• [STATED GOAL] Everything from the first line of the data through the line with "(0,0) rectangle (1108,1173);" is to be echoed exactly, minus the pictures.
-- Begin RAW DATA --
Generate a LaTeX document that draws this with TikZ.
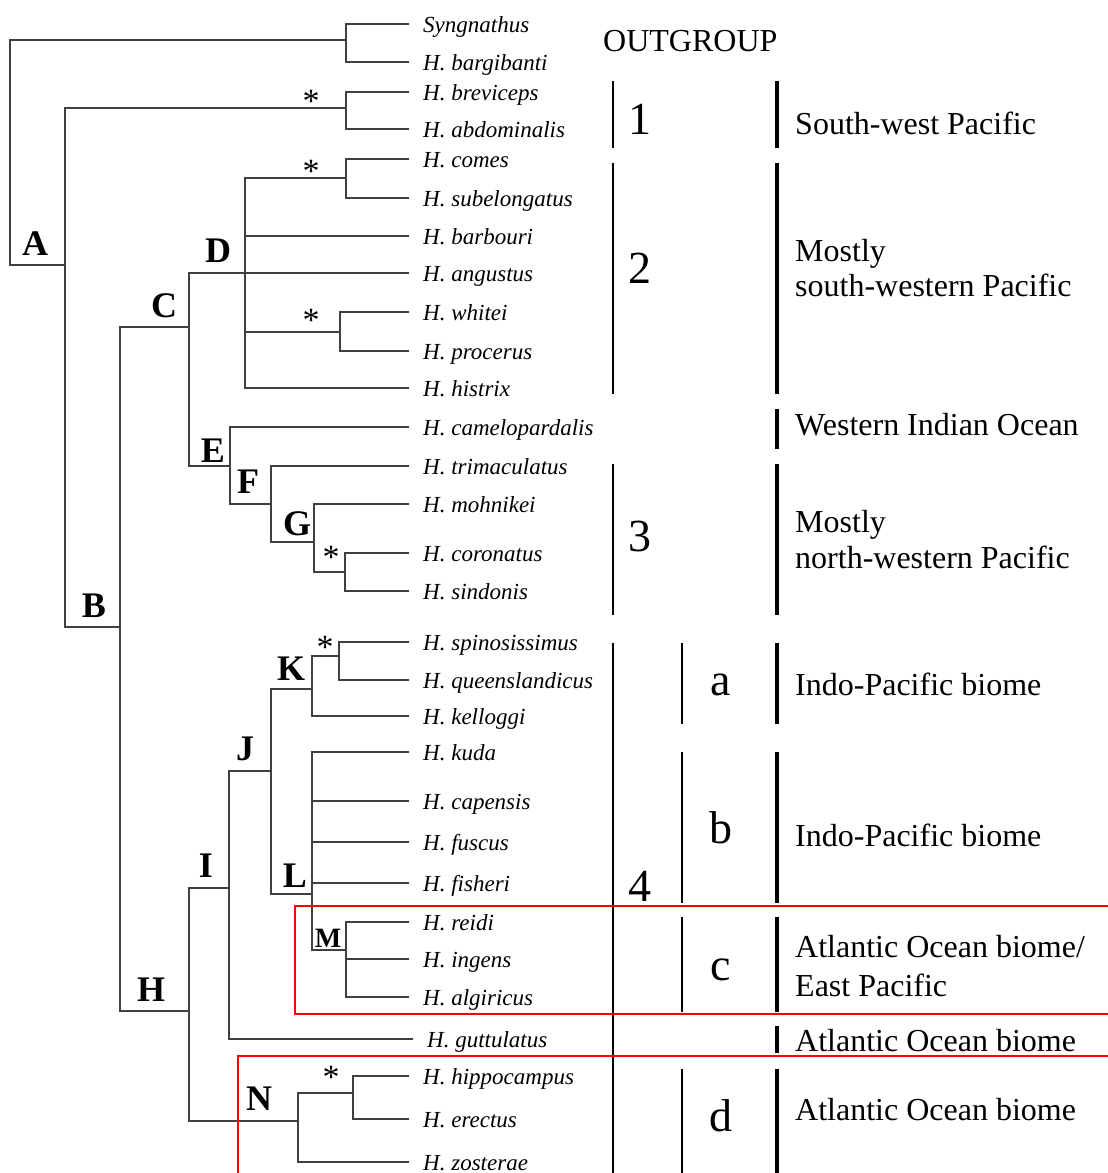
\documentclass[tikz,border=0pt]{standalone}
\usepackage{fontspec}
\setmainfont{Liberation Serif}
\begin{document}
\begin{tikzpicture}[x=1pt,y=-1pt]
\tikzstyle{branch} = [line width=1.6pt, draw=black!75]
\tikzstyle{species} = [anchor=west, inner xsep=14pt, inner ysep=0pt, text height=19pt, text depth=3pt, font=\fontsize{23}{26}\selectfont\itshape]
\tikzstyle{clade} = [anchor=base, inner sep=0pt, font=\fontsize{36}{40}\selectfont\bfseries]
\tikzstyle{support} = [anchor=base, inner sep=0pt, font=\fontsize{34}{36}\selectfont]
\tikzstyle{groupnum} = [anchor=base, inner sep=0pt, font=\fontsize{46}{50}\selectfont]
\tikzstyle{region} = [anchor=base west, inner sep=0pt, font=\fontsize{32}{37}\selectfont]
\tikzstyle{thinbar} = [line width=1.6pt]
\tikzstyle{thickbar} = [line width=3.6pt]
\tikzstyle{redbox} = [line width=1.6pt, draw=red]

\useasboundingbox (0,0) rectangle (1108,1173);

% species
\node(spSyngnathus) [species] at (409,24) {Syngnathus};
\node(spBargibanti) [species] at (409,62) {H. bargibanti};
\node(spBreviceps) [species] at (409,92) {H. breviceps};
\node(spAbdominalis) [species] at (409,129) {H. abdominalis};
\node(spComes) [species] at (409,159) {H. comes};
\node(spSubelongatus) [species] at (409,198) {H. subelongatus};
\node(spBarbouri) [species] at (409,236) {H. barbouri};
\node(spAngustus) [species] at (409,273) {H. angustus};
\node(spWhitei) [species] at (409,312) {H. whitei};
\node(spProcerus) [species] at (409,351) {H. procerus};
\node(spHistrix) [species] at (409,388) {H. histrix};
\node(spCamelopardalis) [species] at (409,427) {H. camelopardalis};
\node(spTrimaculatus) [species] at (409,466) {H. trimaculatus};
\node(spMohnikei) [species] at (409,504) {H. mohnikei};
\node(spCoronatus) [species] at (409,553) {H. coronatus};
\node(spSindonis) [species] at (409,591) {H. sindonis};
\node(spSpinosissimus) [species] at (409,642) {H. spinosissimus};
\node(spQueenslandicus) [species] at (409,680) {H. queenslandicus};
\node(spKelloggi) [species] at (409,716) {H. kelloggi};
\node(spKuda) [species] at (409,752) {H. kuda};
\node(spCapensis) [species] at (409,801) {H. capensis};
\node(spFuscus) [species] at (409,842) {H. fuscus};
\node(spFisheri) [species] at (409,883) {H. fisheri};
\node(spReidi) [species] at (409,922) {H. reidi};
\node(spIngens) [species] at (409,959) {H. ingens};
\node(spAlgiricus) [species] at (409,997) {H. algiricus};
\node(spGuttulatus) [species] at (413,1039) {H. guttulatus};
\node(spHippocampus) [species] at (409,1076) {H. hippocampus};
\node(spErectus) [species] at (409,1119) {H. erectus};
\node(spZosterae) [species] at (409,1162) {H. zosterae};

% inner nodes
\coordinate (nRoot) at (10,150);
\coordinate (nOut) at (346,40);
\coordinate (nA) at (65,265);
\coordinate (nOne) at (346,108);
\coordinate (nB) at (120,627);
\coordinate (nC) at (189,327);
\coordinate (nD) at (245,273);
\coordinate (nComes) at (346,178);
\coordinate (nWhitei) at (340,332);
\coordinate (nE) at (230,466);
\coordinate (nF) at (271,504);
\coordinate (nG) at (314,542);
\coordinate (nCor) at (345,572);
\coordinate (nH) at (189,1011);
\coordinate (nI) at (229,888);
\coordinate (nJ) at (271,771);
\coordinate (nK) at (312,689);
\coordinate (nSpin) at (339,656);
\coordinate (nL) at (312,894);
\coordinate (nM) at (346,950);
\coordinate (nN) at (298,1121);
\coordinate (nHip) at (353,1093);

% branches
\draw[branch] (nOut) -| (nRoot) |- (nA);
\draw[branch] (spSyngnathus.west) -| (nOut) |- (spBargibanti.west);
\draw[branch] (nOne) -| (nA) |- (nB);
\draw[branch] (spBreviceps.west) -| (nOne) |- (spAbdominalis.west);
\draw[branch] (nC) -| (nB) |- (nH);
\draw[branch] (nD) -| (nC) |- (nE);
\draw[branch] (nComes) -| (nD) |- (spHistrix.west);
\draw[branch] (spComes.west) -| (nComes) |- (spSubelongatus.west);
\draw[branch] (nD |- spBarbouri.west) -- (spBarbouri.west);
\draw[branch] (nD |- spAngustus.west) -- (spAngustus.west);
\draw[branch] (nD |- nWhitei) -- (nWhitei);
\draw[branch] (spWhitei.west) -| (nWhitei) |- (spProcerus.west);
\draw[branch] (spCamelopardalis.west) -| (nE) |- (nF);
\draw[branch] (spTrimaculatus.west) -| (nF) |- (nG);
\draw[branch] (spMohnikei.west) -| (nG) |- (nCor);
\draw[branch] (spCoronatus.west) -| (nCor) |- (spSindonis.west);
\draw[branch] (nI) -| (nH) |- (nN);
\draw[branch] (nJ) -| (nI) |- (spGuttulatus.west);
\draw[branch] (nK) -| (nJ) |- (nL);
\draw[branch] (nSpin) -| (nK) |- (spKelloggi.west);
\draw[branch] (spSpinosissimus.west) -| (nSpin) |- (spQueenslandicus.west);
\draw[branch] (spKuda.west) -| (nL) |- (nM);
\draw[branch] (nL |- spCapensis.west) -- (spCapensis.west);
\draw[branch] (nL |- spFuscus.west) -- (spFuscus.west);
\draw[branch] (nL |- spFisheri.west) -- (spFisheri.west);
\draw[branch] (spReidi.west) -| (nM) |- (spAlgiricus.west);
\draw[branch] (nM |- spIngens.west) -- (spIngens.west);
\draw[branch] (nHip) -| (nN) |- (spZosterae.west);
\draw[branch] (spHippocampus.west) -| (nHip) |- (spErectus.west);

% clade letters
\node(labA) [clade] at (35,255) {A};
\node(labB) [clade] at (94,617) {B};
\node(labC) [clade] at (164,317) {C};
\node(labD) [clade] at (218,262) {D};
\node(labE) [clade] at (213,462) {E};
\node(labF) [clade] at (248,493) {F};
\node(labG) [clade] at (297,535) {G};
\node(labH) [clade] at (151,1001) {H};
\node(labI) [clade] at (206,877) {I};
\node(labJ) [clade] at (245,760) {J};
\node(labK) [clade] at (291,680) {K};
\node(labL) [clade] at (295,887) {L};
\node(labM) [clade, font=\fontsize{28}{30}\selectfont\bfseries] at (328,947) {M};
\node(labN) [clade] at (259,1110) {N};

% asterisks
\node(supOne) [support] at (311,112) {*};
\node(supComes) [support] at (311,182) {*};
\node(supWhitei) [support] at (311,331) {*};
\node(supCor) [support] at (331,568) {*};
\node(supSpin) [support] at (325,658) {*};
\node(supHip) [support] at (331,1088) {*};

% groups
\node(outgroup) [region] at (603,51) {OUTGROUP};
\draw[thinbar] (613,81) -- (613,148);
\draw[thinbar] (613,163) -- (613,394);
\draw[thinbar] (613,464) -- (613,615);
\draw[thinbar] (613,643) -- (613,1173);
\node(grpOne) [groupnum] at (640,134) {1};
\node(grpTwo) [groupnum] at (640,283) {2};
\node(grpThree) [groupnum] at (640,551) {3};
\node(grpFour) [groupnum] at (640,901) {4};

\draw[thinbar] (682,643) -- (682,724);
\draw[thinbar] (682,752) -- (682,903);
\draw[thinbar] (682,917) -- (682,1012);
\draw[thinbar] (682,1069) -- (682,1173);
\node(subA) [groupnum] at (721,695) {a};
\node(subB) [groupnum] at (721,843) {b};
\node(subC) [groupnum] at (721,980) {c};
\node(subD) [groupnum] at (721,1131) {d};

% regions
\draw[thickbar] (777,81) -- (777,148);
\draw[thickbar] (777,163) -- (777,394);
\draw[thickbar] (777,409) -- (777,449);
\draw[thickbar] (777,464) -- (777,615);
\draw[thickbar] (777,643) -- (777,724);
\draw[thickbar] (777,752) -- (777,903);
\draw[thickbar] (777,917) -- (777,1012);
\draw[thickbar] (777,1026) -- (777,1053);
\draw[thickbar] (777,1069) -- (777,1173);
\node(regSW) [region] at (795,134) {South-west Pacific};
\node(regMostlySW) [region] at (795,261) {Mostly};
\node(regSWestern) [region] at (795,296) {south-western Pacific};
\node(regWIO) [region] at (795,435) {Western Indian Ocean};
\node(regMostlyNW) [region] at (795,532) {Mostly};
\node(regNWestern) [region] at (795,568) {north-western Pacific};
\node(regIPa) [region] at (795,695) {Indo-Pacific biome};
\node(regIPb) [region] at (795,846) {Indo-Pacific biome};
\node(regAtlEP) [region] at (795,957) {Atlantic Ocean biome/};
\node(regEP) [region] at (795,996) {East Pacific};
\node(regAtlGut) [region] at (795,1051) {Atlantic Ocean biome};
\node(regAtlD) [region] at (795,1120) {Atlantic Ocean biome};

% highlight boxes
\draw[redbox] (1110,906) -- (295,906) -- (295,1014) -- (1110,1014);
\draw[redbox] (1110,1056) -- (238,1056) -- (238,1175);
\end{tikzpicture}
\end{document}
-- End RAW DATA --
• [ANSWER BELOW]
Generate a LaTeX document that draws this with TikZ.
\documentclass[tikz,border=0pt]{standalone}
\usepackage{fontspec}
\setmainfont{Liberation Serif}
\begin{document}
\begin{tikzpicture}[x=1pt,y=-1pt]
\tikzstyle{branch} = [line width=1.6pt, draw=black!75]
\tikzstyle{species} = [anchor=west, inner xsep=14pt, inner ysep=0pt, text height=19pt, text depth=3pt, font=\fontsize{23}{26}\selectfont\itshape]
\tikzstyle{clade} = [anchor=base, inner sep=0pt, font=\fontsize{36}{40}\selectfont\bfseries]
\tikzstyle{support} = [anchor=base, inner sep=0pt, font=\fontsize{34}{36}\selectfont]
\tikzstyle{groupnum} = [anchor=base, inner sep=0pt, font=\fontsize{46}{50}\selectfont]
\tikzstyle{region} = [anchor=base west, inner sep=0pt, font=\fontsize{32}{37}\selectfont]
\tikzstyle{thinbar} = [line width=1.6pt]
\tikzstyle{thickbar} = [line width=3.6pt]
\tikzstyle{redbox} = [line width=1.6pt, draw=red]

\useasboundingbox (0,0) rectangle (1108,1173);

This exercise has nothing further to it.